-- Data lines --
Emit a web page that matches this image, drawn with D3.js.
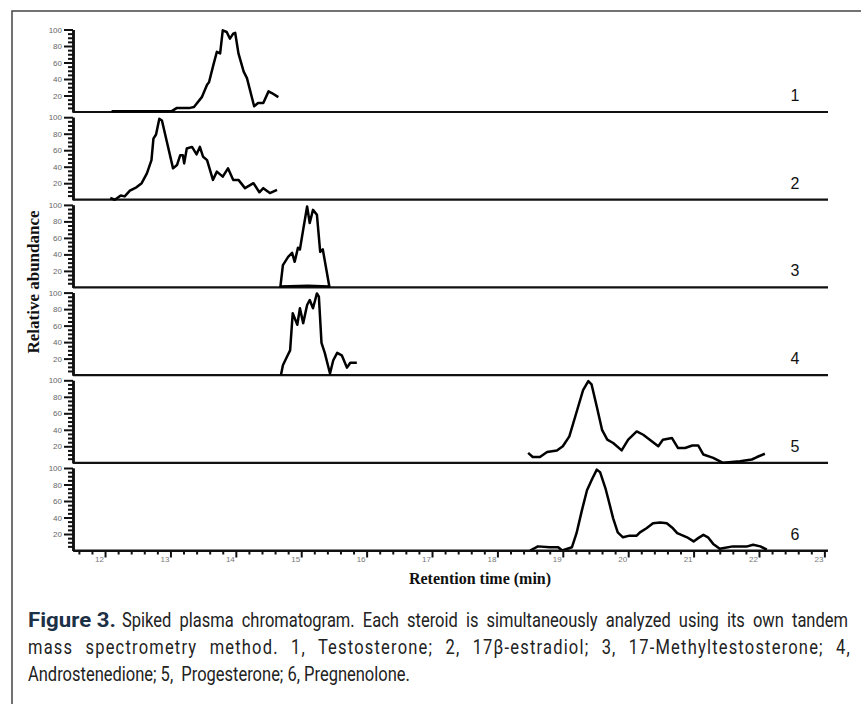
<!DOCTYPE html>
<html>
<head>
<meta charset="utf-8">
<script src="https://cdn.jsdelivr.net/npm/d3@7"></script>
<style>
  body { margin: 0; background: #fff; }
</style>
</head>
<body>
<script>
// retention times (min) and relative abundance (%) for each trace
var t1 = [12.10, 13.02, 13.10, 13.30, 13.36, 13.48, 13.56, 13.59, 13.65, 13.71, 13.76, 13.80, 13.86, 13.91, 13.96, 13.99, 14.04, 14.12, 14.17, 14.28, 14.34, 14.42, 14.50, 14.55, 14.65];
var a1 = [1, 1, 5, 5, 6, 18, 33, 36, 55, 73, 71, 99, 97, 89, 95, 96, 71, 49, 41, 7, 11, 11, 25, 23, 18];

var t2 = [12.08, 12.15, 12.24, 12.30, 12.38, 12.48, 12.56, 12.64, 12.71, 12.74, 12.78, 12.83, 12.87, 12.94, 13.04, 13.10, 13.15, 13.19, 13.21, 13.25, 13.33, 13.40, 13.45, 13.50, 13.56, 13.65, 13.71, 13.80, 13.88, 13.96, 14.04, 14.14, 14.27, 14.36, 14.42, 14.52, 14.63];
var a2 = [2, 0, 5, 4, 11, 15, 20, 32, 48, 74, 79, 98, 96, 72, 38, 42, 54, 54, 44, 62, 64, 55, 64, 52, 48, 24, 34, 28, 38, 24, 24, 14, 20, 9, 14, 8, 12];

var t3 = [14.68, 14.72, 14.80, 14.86, 14.90, 14.95, 14.98, 15.03, 15.09, 15.13, 15.18, 15.24, 15.29, 15.33, 15.43, 15.10, 14.68];
var a3 = [0, 27, 37, 42, 31, 48, 46, 70, 98, 78, 94, 88, 43, 46, 1, 2, 1];

var t4 = [14.69, 14.72, 14.78, 14.83, 14.87, 14.94, 14.98, 15.03, 15.09, 15.13, 15.18, 15.24, 15.27, 15.31, 15.36, 15.44, 15.49, 15.55, 15.62, 15.70, 15.75, 15.85];
var a4 = [0, 12, 22, 30, 75, 61, 81, 63, 85, 91, 81, 99, 95, 39, 27, 2, 18, 27, 24, 9, 15, 15];

var t5 = [18.47, 18.54, 18.65, 18.76, 18.91, 19.00, 19.10, 19.22, 19.31, 19.39, 19.44, 19.52, 19.60, 19.68, 19.77, 19.90, 20.00, 20.13, 20.23, 20.33, 20.46, 20.53, 20.67, 20.76, 20.87, 20.98, 21.07, 21.15, 21.30, 21.45, 21.71, 21.89, 21.97, 22.09];
var a5 = [12, 7, 7, 13, 15, 20, 32, 64, 88, 99, 95, 68, 40, 28, 24, 15, 28, 38, 34, 28, 20, 28, 30, 18, 18, 21, 21, 10, 6, 0, 2, 4, 7, 11];

var t6 = [18.50, 18.62, 18.80, 18.93, 18.99, 19.14, 19.21, 19.29, 19.37, 19.45, 19.52, 19.57, 19.65, 19.69, 19.77, 19.84, 19.92, 20.02, 20.13, 20.18, 20.28, 20.38, 20.49, 20.59, 20.67, 20.75, 20.90, 21.00, 21.07, 21.15, 21.22, 21.30, 21.40, 21.60, 21.82, 21.91, 22.02, 22.12];
var a6 = [0, 5, 4, 4, 0, 4, 21, 48, 73, 87, 98, 95, 76, 64, 39, 22, 16, 18, 18, 22, 27, 33, 34, 33, 28, 21, 16, 11, 15, 19, 16, 8, 2, 5, 5, 7, 5, 1];

var traceLabels = ["1", "2", "3", "4", "5", "6"];
var xMajorTicks = [12, 13, 14, 15, 16, 17, 18, 19, 20, 21, 22, 23];
var yMajorTicks = [20, 40, 60, 80, 100];

var captionBold = "Figure 3.";
var captionLines = [
  "Spiked plasma chromatogram. Each steroid is simultaneously analyzed using its own tandem",
  "mass spectrometry method. 1, Testosterone; 2, 17\u03b2-estradiol; 3, 17-Methyltestosterone; 4,",
  "Androstenedione; 5,  Progesterone; 6, Pregnenolone."
];

var traces = [[t1, a1], [t2, a2], [t3, a3], [t4, a4], [t5, a5], [t6, a6]];

var width = 861, height = 704;
var plotLeft = 73, plotRight = 827;
var panelTop = 24.3, panelH = 87.7;

var svg = d3.select("body").append("svg").attr("width", width).attr("height", height);

// frame (left + top only)
svg.append("path")
  .attr("d", "M12,704 L12,11 L861,11")
  .attr("fill", "none")
  .attr("stroke", "#444")
  .attr("stroke-width", 1.5);

var x = d3.scaleLinear().domain([11.51, 23.04]).range([plotLeft, plotRight]);

var minorY = d3.range(5, 100, 5).filter(function(v) { return v % 20 != 0; });
var minorX = d3.range(11.6, 23.01, 0.2).filter(function(v) { return Math.abs(v - Math.round(v)) > 0.05; });

traces.forEach(function(tr, i) {
  var base = panelTop + (i + 1) * panelH;
  var y = d3.scaleLinear().domain([0, 100]).range([base, base - 82.5]);
  var g = svg.append("g");

  // y axis: minor + major ticks
  var yMinor = g.append("g").attr("transform", "translate(" + plotLeft + ",0)")
    .call(d3.axisLeft(y).tickValues(minorY).tickSize(5).tickSizeOuter(0).tickFormat(""));
  var yMajor = g.append("g").attr("transform", "translate(" + plotLeft + ",0)")
    .call(d3.axisLeft(y).tickValues(yMajorTicks).tickSize(9).tickSizeOuter(0));
  [yMinor, yMajor].forEach(function(ax) {
    ax.select(".domain").attr("stroke", "#111").attr("stroke-width", 2.5);
    ax.selectAll(".tick line").attr("stroke", "#111").attr("stroke-width", 2);
  });
  yMajor.selectAll(".tick text")
    .attr("font-family", "Liberation Sans, Arial, sans-serif")
    .attr("font-size", "8px")
    .attr("fill", "#666")
    .attr("x", -11);

  // baseline
  g.append("line")
    .attr("x1", plotLeft).attr("x2", plotRight + 1)
    .attr("y1", base).attr("y2", base)
    .attr("stroke", "#111").attr("stroke-width", 2.2);

  // trace
  var pts = tr[0].map(function(t, k) { return [t, tr[1][k]]; });
  var line = d3.line()
    .x(function(d) { return x(d[0]); })
    .y(function(d) { return y(d[1]); });
  g.append("path")
    .datum(pts)
    .attr("d", line)
    .attr("fill", "none")
    .attr("stroke", "#000")
    .attr("stroke-width", 2.5)
    .attr("stroke-linejoin", "round");

  g.append("text")
    .attr("x", 795).attr("y", base - 11)
    .attr("text-anchor", "middle")
    .attr("font-family", "Liberation Sans, Arial, sans-serif")
    .attr("font-size", "16px")
    .attr("fill", "#111")
    .text(traceLabels[i]);
});

// x axis
var xBase = panelTop + 6 * panelH;
var xMinorAx = svg.append("g").attr("transform", "translate(0," + xBase + ")")
  .call(d3.axisBottom(x).tickValues(minorX).tickSize(4).tickSizeOuter(0).tickFormat(""));
var xMajorAx = svg.append("g").attr("transform", "translate(0," + xBase + ")")
  .call(d3.axisBottom(x).tickValues(xMajorTicks).tickSize(7).tickSizeOuter(0));
[xMinorAx, xMajorAx].forEach(function(ax) {
  ax.select(".domain").attr("stroke", "#111").attr("stroke-width", 2.2);
  ax.selectAll(".tick line").attr("stroke", "#111").attr("stroke-width", 2);
});
xMajorAx.selectAll(".tick text")
  .attr("font-family", "Liberation Sans, Arial, sans-serif")
  .attr("font-size", "8px")
  .attr("fill", "#777")
  .attr("x", -6)
  .attr("y", 6);

// axis titles
svg.append("text")
  .attr("transform", "translate(39,282) rotate(-90)")
  .attr("text-anchor", "middle")
  .attr("font-family", "Liberation Serif, Times New Roman, serif")
  .attr("font-weight", "bold")
  .attr("font-size", "17px")
  .attr("fill", "#111")
  .text("Relative abundance");

svg.append("text")
  .attr("x", 480).attr("y", 584)
  .attr("text-anchor", "middle")
  .attr("font-family", "Liberation Serif, Times New Roman, serif")
  .attr("font-weight", "bold")
  .attr("font-size", "16px")
  .attr("fill", "#111")
  .text("Retention time (min)");

// caption: condensed look by horizontal scaling, lines 1-2 justified
var capFont = "Roboto, Arial, sans-serif";
var capSize = 21;

function capText(s, bold) {
  return svg.append("text")
    .attr("font-family", capFont)
    .attr("font-weight", bold ? "bold" : "normal")
    .attr("font-size", capSize + "px")
    .attr("fill", bold ? "#1d3146" : "#222")
    .style("white-space", "pre")
    .text(s);
}

// squeeze factor from the left-aligned last line
var last = capText(captionLines[2], false);
var sx = 382 / last.node().getComputedTextLength();
last.attr("transform", "translate(28,681) scale(" + sx + ",1)");

var fig = capText(captionBold, true);
var fsx = 88 / fig.node().getComputedTextLength();
fig.attr("transform", "translate(28,627) scale(" + fsx + ",1)");

var capPos = [[122, 627, 726], [28, 654, 823]];
capPos.forEach(function(p, i) {
  var s = captionLines[i];
  var t = capText(s, false);
  var nat = t.node().getComputedTextLength();
  var gaps = s.split(" ").length - 1;
  var extra = p[2] / sx - nat;
  // word gaps take up to ~7px each, the rest goes into letter spacing
  var ws = Math.min(extra / gaps, 7 / sx);
  var ls = Math.max(0, (extra - ws * gaps) / (s.length - 1));
  t.style("word-spacing", ws + "px").style("letter-spacing", ls + "px");
  t.attr("textLength", p[2] / sx).attr("lengthAdjust", "spacing");
  t.attr("transform", "translate(" + p[0] + "," + p[1] + ") scale(" + sx + ",1)");
});
</script>
</body>
</html>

-- Goal of the exercise --
Set down again, exactly, the lines of the material above from its first line to the one with "46, 1, 2, 1];", inclusive. Leave the pictures out.

-- Worked solution --
Emit a web page that matches this image, drawn with D3.js.
<!DOCTYPE html>
<html>
<head>
<meta charset="utf-8">
<script src="https://cdn.jsdelivr.net/npm/d3@7"></script>
<style>
  body { margin: 0; background: #fff; }
</style>
</head>
<body>
<script>
// retention times (min) and relative abundance (%) for each trace
var t1 = [12.10, 13.02, 13.10, 13.30, 13.36, 13.48, 13.56, 13.59, 13.65, 13.71, 13.76, 13.80, 13.86, 13.91, 13.96, 13.99, 14.04, 14.12, 14.17, 14.28, 14.34, 14.42, 14.50, 14.55, 14.65];
var a1 = [1, 1, 5, 5, 6, 18, 33, 36, 55, 73, 71, 99, 97, 89, 95, 96, 71, 49, 41, 7, 11, 11, 25, 23, 18];

var t2 = [12.08, 12.15, 12.24, 12.30, 12.38, 12.48, 12.56, 12.64, 12.71, 12.74, 12.78, 12.83, 12.87, 12.94, 13.04, 13.10, 13.15, 13.19, 13.21, 13.25, 13.33, 13.40, 13.45, 13.50, 13.56, 13.65, 13.71, 13.80, 13.88, 13.96, 14.04, 14.14, 14.27, 14.36, 14.42, 14.52, 14.63];
var a2 = [2, 0, 5, 4, 11, 15, 20, 32, 48, 74, 79, 98, 96, 72, 38, 42, 54, 54, 44, 62, 64, 55, 64, 52, 48, 24, 34, 28, 38, 24, 24, 14, 20, 9, 14, 8, 12];

var t3 = [14.68, 14.72, 14.80, 14.86, 14.90, 14.95, 14.98, 15.03, 15.09, 15.13, 15.18, 15.24, 15.29, 15.33, 15.43, 15.10, 14.68];
var a3 = [0, 27, 37, 42, 31, 48, 46, 70, 98, 78, 94, 88, 43, 46, 1, 2, 1];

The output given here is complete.